%%

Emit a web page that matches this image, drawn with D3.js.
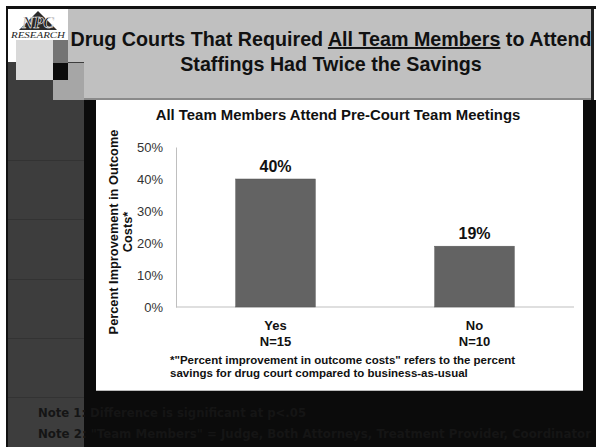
<!DOCTYPE html>
<html><head><meta charset="utf-8">
<script src="https://cdn.jsdelivr.net/npm/d3@7"></script>
<style>html,body{margin:0;padding:0;background:#fff;}svg{display:block;}</style>
</head><body>
<script>
const categories = ["Yes", "No"];
const groupSizes = ["N=15", "N=10"];
const values = [40, 19];
const yTicks = [0, 10, 20, 30, 40, 50];
const slideTitle1 = ["Drug Courts That Required ", "All Team Members", " to Attend"];
const slideTitle2 = "Staffings Had Twice the Savings";
const chartTitle = "All Team Members Attend Pre-Court Team Meetings";
const yTitle = ["Percent Improvement in Outcome", "Costs*"];
const footnote = ["*\"Percent improvement in outcome costs\" refers to the percent", "savings for drug court compared to business-as-usual"];
const notes = ["Note 1: Difference is significant at p<.05", "Note 2: \"Team Members\" = Judge, Both Attorneys, Treatment Provider, Coordinator"];

const W = 596, H = 447;
const svg = d3.select("body").append("svg").attr("width", W).attr("height", H);

// slide background / decoration
svg.append("rect").attr("x", 7).attr("y", 7).attr("width", W - 7).attr("height", H - 7).attr("fill", "#fff");
svg.append("rect").attr("x", 7).attr("y", 6).attr("width", W - 7).attr("height", 3).attr("fill", "#111");
svg.append("rect").attr("x", 6).attr("y", 6).attr("width", 2).attr("height", H - 6).attr("fill", "#111");
// title bar
svg.append("rect").attr("x", 68).attr("y", 9).attr("width", 524).attr("height", 90).attr("fill", "#c0c0c0");
svg.append("rect").attr("x", 68).attr("y", 98).attr("width", 524).attr("height", 2).attr("fill", "#8a8a8a");
svg.append("rect").attr("x", 591).attr("y", 9).attr("width", 3).attr("height", 91).attr("fill", "#222");
// left dark column
svg.append("rect").attr("x", 8).attr("y", 62).attr("width", 76).attr("height", H - 62).attr("fill", "#3d3d3d");
[160, 219, 279, 338, 397].forEach(y => svg.append("rect").attr("x", 8).attr("y", y).attr("width", 76).attr("height", 1).attr("fill", "#333"));
// squares
svg.append("rect").attr("x", 53).attr("y", 63).attr("width", 31).attr("height", 37).attr("fill", "#a6a6a6");
svg.append("rect").attr("x", 16).attr("y", 40).attr("width", 37).attr("height", 40).attr("fill", "#d9d9d9");
svg.append("rect").attr("x", 53).attr("y", 40).attr("width", 15).attr("height", 23).attr("fill", "#747474");
svg.append("rect").attr("x", 53).attr("y", 63).attr("width", 15).attr("height", 17).attr("fill", "#0b0b0b");
// black areas
svg.append("rect").attr("x", 84).attr("y", 100).attr("width", 12).attr("height", H - 100).attr("fill", "#0b0b0b");
svg.append("rect").attr("x", 583).attr("y", 100).attr("width", W - 583).attr("height", H - 100).attr("fill", "#0b0b0b");
svg.append("rect").attr("x", 84).attr("y", 391).attr("width", W - 84).attr("height", H - 391).attr("fill", "#0b0b0b");
// chart box
svg.append("rect").attr("x", 96).attr("y", 100).attr("width", 487).attr("height", 291).attr("fill", "#fff");
svg.append("rect").attr("x", 96).attr("y", 390).attr("width", 487).attr("height", 1).attr("fill", "#bbb");

// logo
const logo = svg.append("g");
logo.append("polygon").attr("points", "38,11 19,30 57,30").attr("fill", "#2a2a2a");
logo.append("text").attr("x", 38).attr("y", 27.5).attr("text-anchor", "middle")
  .attr("font-family", "Liberation Serif, serif").attr("font-weight", "bold").attr("font-style", "italic")
  .attr("font-size", 16).attr("fill", "#111").attr("stroke", "#fff").attr("stroke-width", 0.6).text("NPC");
logo.append("text").attr("x", 38).attr("y", 38).attr("text-anchor", "middle")
  .attr("font-family", "Liberation Serif, serif").attr("font-style", "italic")
  .attr("font-size", 7.5).attr("fill", "#222").attr("textLength", 54).attr("lengthAdjust", "spacingAndGlyphs").text("RESEARCH");

// slide title
const t1 = svg.append("text").attr("x", 331).attr("y", 46).attr("text-anchor", "middle")
  .attr("font-family", "Liberation Sans, Arial, sans-serif").attr("font-weight", "bold").attr("font-size", 19.7).attr("fill", "#111");
slideTitle1.forEach((s, i) => {
  const ts = t1.append("tspan").text(s);
  if (i === 1) ts.attr("text-decoration", "underline");
});
svg.append("text").attr("x", 331).attr("y", 71).attr("text-anchor", "middle")
  .attr("font-family", "Liberation Sans, Arial, sans-serif").attr("font-weight", "bold").attr("font-size", 19.7).attr("fill", "#111")
  .text(slideTitle2);

// chart
const font = "Liberation Sans, Arial, sans-serif";
svg.append("text").attr("x", 338).attr("y", 120).attr("text-anchor", "middle")
  .attr("font-family", font).attr("font-weight", "bold").attr("font-size", 14.9).attr("fill", "#111").text(chartTitle);

const x = d3.scaleBand().domain(categories).range([176, 574]).paddingInner(0.6).paddingOuter(0.3);
const y = d3.scaleLinear().domain([0, 50]).range([307, 147]);

const yAxis = svg.append("g").attr("transform", "translate(176,0)")
  .call(d3.axisLeft(y).tickValues(yTicks).tickFormat(d => d + "%").tickSize(0).tickPadding(13));
yAxis.select(".domain").attr("stroke", "#bfbfbf");
yAxis.selectAll("text").attr("font-family", font).attr("font-size", 13).attr("fill", "#333");

svg.append("line").attr("x1", 176).attr("x2", 574).attr("y1", y(0)).attr("y2", y(0)).attr("stroke", "#bfbfbf");

svg.selectAll(".bar").data(values).enter().append("rect")
  .attr("x", (d, i) => x(categories[i])).attr("width", x.bandwidth())
  .attr("y", d => y(d)).attr("height", d => y(0) - y(d))
  .attr("fill", "#636363").attr("stroke", "#555").attr("stroke-width", 0.5);

svg.selectAll(".vl").data(values).enter().append("text")
  .attr("x", (d, i) => x(categories[i]) + x.bandwidth() / 2).attr("y", d => y(d) - 7)
  .attr("text-anchor", "middle").attr("font-family", font).attr("font-weight", "bold").attr("font-size", 16).attr("fill", "#111")
  .text(d => d + "%");

categories.forEach((c, i) => {
  const cx = x(c) + x.bandwidth() / 2;
  svg.append("text").attr("x", cx).attr("y", 330).attr("text-anchor", "middle").attr("font-family", font)
    .attr("font-weight", "bold").attr("font-size", 13).attr("fill", "#111").text(c);
  svg.append("text").attr("x", cx).attr("y", 345.5).attr("text-anchor", "middle").attr("font-family", font)
    .attr("font-weight", "bold").attr("font-size", 13).attr("fill", "#111").text(groupSizes[i]);
});

// y title
const yt = svg.append("text").attr("transform", "translate(118,232) rotate(-90)").attr("text-anchor", "middle")
  .attr("font-family", font).attr("font-weight", "bold").attr("font-size", 12.8).attr("fill", "#111");
yt.append("tspan").attr("x", 0).attr("y", 0).text(yTitle[0]);
yt.append("tspan").attr("x", 0).attr("y", 14).text(yTitle[1]);

// footnote
footnote.forEach((s, i) => {
  svg.append("text").attr("x", 170).attr("y", 364 + i * 12.7).attr("font-family", font)
    .attr("font-weight", "bold").attr("font-size", 11.5).attr("fill", "#111").text(s);
});

// notes
const noteLens = [268, 553];
notes.forEach((s, i) => {
  svg.append("text").attr("x", 38).attr("y", 416.5 + i * 21.5)
    .attr("font-family", "DejaVu Sans Condensed, DejaVu Sans, sans-serif").attr("font-weight", "bold")
    .attr("font-size", 13).attr("fill", "#151515")
    .attr("textLength", noteLens[i]).attr("lengthAdjust", "spacingAndGlyphs").text(s);
});
</script>
</body></html>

%%

Write the listing above out again exactly, dropping each image.

Emit a web page that matches this image, drawn with D3.js.
<!DOCTYPE html>
<html><head><meta charset="utf-8">
<script src="https://cdn.jsdelivr.net/npm/d3@7"></script>
<style>html,body{margin:0;padding:0;background:#fff;}svg{display:block;}</style>
</head><body>
<script>
const categories = ["Yes", "No"];
const groupSizes = ["N=15", "N=10"];
const values = [40, 19];
const yTicks = [0, 10, 20, 30, 40, 50];
const slideTitle1 = ["Drug Courts That Required ", "All Team Members", " to Attend"];
const slideTitle2 = "Staffings Had Twice the Savings";
const chartTitle = "All Team Members Attend Pre-Court Team Meetings";
const yTitle = ["Percent Improvement in Outcome", "Costs*"];
const footnote = ["*\"Percent improvement in outcome costs\" refers to the percent", "savings for drug court compared to business-as-usual"];
const notes = ["Note 1: Difference is significant at p<.05", "Note 2: \"Team Members\" = Judge, Both Attorneys, Treatment Provider, Coordinator"];

const W = 596, H = 447;
const svg = d3.select("body").append("svg").attr("width", W).attr("height", H);

// slide background / decoration
svg.append("rect").attr("x", 7).attr("y", 7).attr("width", W - 7).attr("height", H - 7).attr("fill", "#fff");
svg.append("rect").attr("x", 7).attr("y", 6).attr("width", W - 7).attr("height", 3).attr("fill", "#111");
svg.append("rect").attr("x", 6).attr("y", 6).attr("width", 2).attr("height", H - 6).attr("fill", "#111");
// title bar
svg.append("rect").attr("x", 68).attr("y", 9).attr("width", 524).attr("height", 90).attr("fill", "#c0c0c0");
svg.append("rect").attr("x", 68).attr("y", 98).attr("width", 524).attr("height", 2).attr("fill", "#8a8a8a");
svg.append("rect").attr("x", 591).attr("y", 9).attr("width", 3).attr("height", 91).attr("fill", "#222");
// left dark column
svg.append("rect").attr("x", 8).attr("y", 62).attr("width", 76).attr("height", H - 62).attr("fill", "#3d3d3d");
[160, 219, 279, 338, 397].forEach(y => svg.append("rect").attr("x", 8).attr("y", y).attr("width", 76).attr("height", 1).attr("fill", "#333"));
// squares
svg.append("rect").attr("x", 53).attr("y", 63).attr("width", 31).attr("height", 37).attr("fill", "#a6a6a6");
svg.append("rect").attr("x", 16).attr("y", 40).attr("width", 37).attr("height", 40).attr("fill", "#d9d9d9");
svg.append("rect").attr("x", 53).attr("y", 40).attr("width", 15).attr("height", 23).attr("fill", "#747474");
svg.append("rect").attr("x", 53).attr("y", 63).attr("width", 15).attr("height", 17).attr("fill", "#0b0b0b");
// black areas
svg.append("rect").attr("x", 84).attr("y", 100).attr("width", 12).attr("height", H - 100).attr("fill", "#0b0b0b");
svg.append("rect").attr("x", 583).attr("y", 100).attr("width", W - 583).attr("height", H - 100).attr("fill", "#0b0b0b");
svg.append("rect").attr("x", 84).attr("y", 391).attr("width", W - 84).attr("height", H - 391).attr("fill", "#0b0b0b");
// chart box
svg.append("rect").attr("x", 96).attr("y", 100).attr("width", 487).attr("height", 291).attr("fill", "#fff");
svg.append("rect").attr("x", 96).attr("y", 390).attr("width", 487).attr("height", 1).attr("fill", "#bbb");

// logo
const logo = svg.append("g");
logo.append("polygon").attr("points", "38,11 19,30 57,30").attr("fill", "#2a2a2a");
logo.append("text").attr("x", 38).attr("y", 27.5).attr("text-anchor", "middle")
  .attr("font-family", "Liberation Serif, serif").attr("font-weight", "bold").attr("font-style", "italic")
  .attr("font-size", 16).attr("fill", "#111").attr("stroke", "#fff").attr("stroke-width", 0.6).text("NPC");
logo.append("text").attr("x", 38).attr("y", 38).attr("text-anchor", "middle")
  .attr("font-family", "Liberation Serif, serif").attr("font-style", "italic")
  .attr("font-size", 7.5).attr("fill", "#222").attr("textLength", 54).attr("lengthAdjust", "spacingAndGlyphs").text("RESEARCH");

// slide title
const t1 = svg.append("text").attr("x", 331).attr("y", 46).attr("text-anchor", "middle")
  .attr("font-family", "Liberation Sans, Arial, sans-serif").attr("font-weight", "bold").attr("font-size", 19.7).attr("fill", "#111");
slideTitle1.forEach((s, i) => {
  const ts = t1.append("tspan").text(s);
  if (i === 1) ts.attr("text-decoration", "underline");
});
svg.append("text").attr("x", 331).attr("y", 71).attr("text-anchor", "middle")
  .attr("font-family", "Liberation Sans, Arial, sans-serif").attr("font-weight", "bold").attr("font-size", 19.7).attr("fill", "#111")
  .text(slideTitle2);

// chart
const font = "Liberation Sans, Arial, sans-serif";
svg.append("text").attr("x", 338).attr("y", 120).attr("text-anchor", "middle")
  .attr("font-family", font).attr("font-weight", "bold").attr("font-size", 14.9).attr("fill", "#111").text(chartTitle);

const x = d3.scaleBand().domain(categories).range([176, 574]).paddingInner(0.6).paddingOuter(0.3);
const y = d3.scaleLinear().domain([0, 50]).range([307, 147]);

const yAxis = svg.append("g").attr("transform", "translate(176,0)")
  .call(d3.axisLeft(y).tickValues(yTicks).tickFormat(d => d + "%").tickSize(0).tickPadding(13));
yAxis.select(".domain").attr("stroke", "#bfbfbf");
yAxis.selectAll("text").attr("font-family", font).attr("font-size", 13).attr("fill", "#333");

svg.append("line").attr("x1", 176).attr("x2", 574).attr("y1", y(0)).attr("y2", y(0)).attr("stroke", "#bfbfbf");

svg.selectAll(".bar").data(values).enter().append("rect")
  .attr("x", (d, i) => x(categories[i])).attr("width", x.bandwidth())
  .attr("y", d => y(d)).attr("height", d => y(0) - y(d))
  .attr("fill", "#636363").attr("stroke", "#555").attr("stroke-width", 0.5);

svg.selectAll(".vl").data(values).enter().append("text")
  .attr("x", (d, i) => x(categories[i]) + x.bandwidth() / 2).attr("y", d => y(d) - 7)
  .attr("text-anchor", "middle").attr("font-family", font).attr("font-weight", "bold").attr("font-size", 16).attr("fill", "#111")
  .text(d => d + "%");

categories.forEach((c, i) => {
  const cx = x(c) + x.bandwidth() / 2;
  svg.append("text").attr("x", cx).attr("y", 330).attr("text-anchor", "middle").attr("font-family", font)
    .attr("font-weight", "bold").attr("font-size", 13).attr("fill", "#111").text(c);
  svg.append("text").attr("x", cx).attr("y", 345.5).attr("text-anchor", "middle").attr("font-family", font)
    .attr("font-weight", "bold").attr("font-size", 13).attr("fill", "#111").text(groupSizes[i]);
});

// y title
const yt = svg.append("text").attr("transform", "translate(118,232) rotate(-90)").attr("text-anchor", "middle")
  .attr("font-family", font).attr("font-weight", "bold").attr("font-size", 12.8).attr("fill", "#111");
yt.append("tspan").attr("x", 0).attr("y", 0).text(yTitle[0]);
yt.append("tspan").attr("x", 0).attr("y", 14).text(yTitle[1]);

// footnote
footnote.forEach((s, i) => {
  svg.append("text").attr("x", 170).attr("y", 364 + i * 12.7).attr("font-family", font)
    .attr("font-weight", "bold").attr("font-size", 11.5).attr("fill", "#111").text(s);
});

// notes
const noteLens = [268, 553];
notes.forEach((s, i) => {
  svg.append("text").attr("x", 38).attr("y", 416.5 + i * 21.5)
    .attr("font-family", "DejaVu Sans Condensed, DejaVu Sans, sans-serif").attr("font-weight", "bold")
    .attr("font-size", 13).attr("fill", "#151515")
    .attr("textLength", noteLens[i]).attr("lengthAdjust", "spacingAndGlyphs").text(s);
});
</script>
</body></html>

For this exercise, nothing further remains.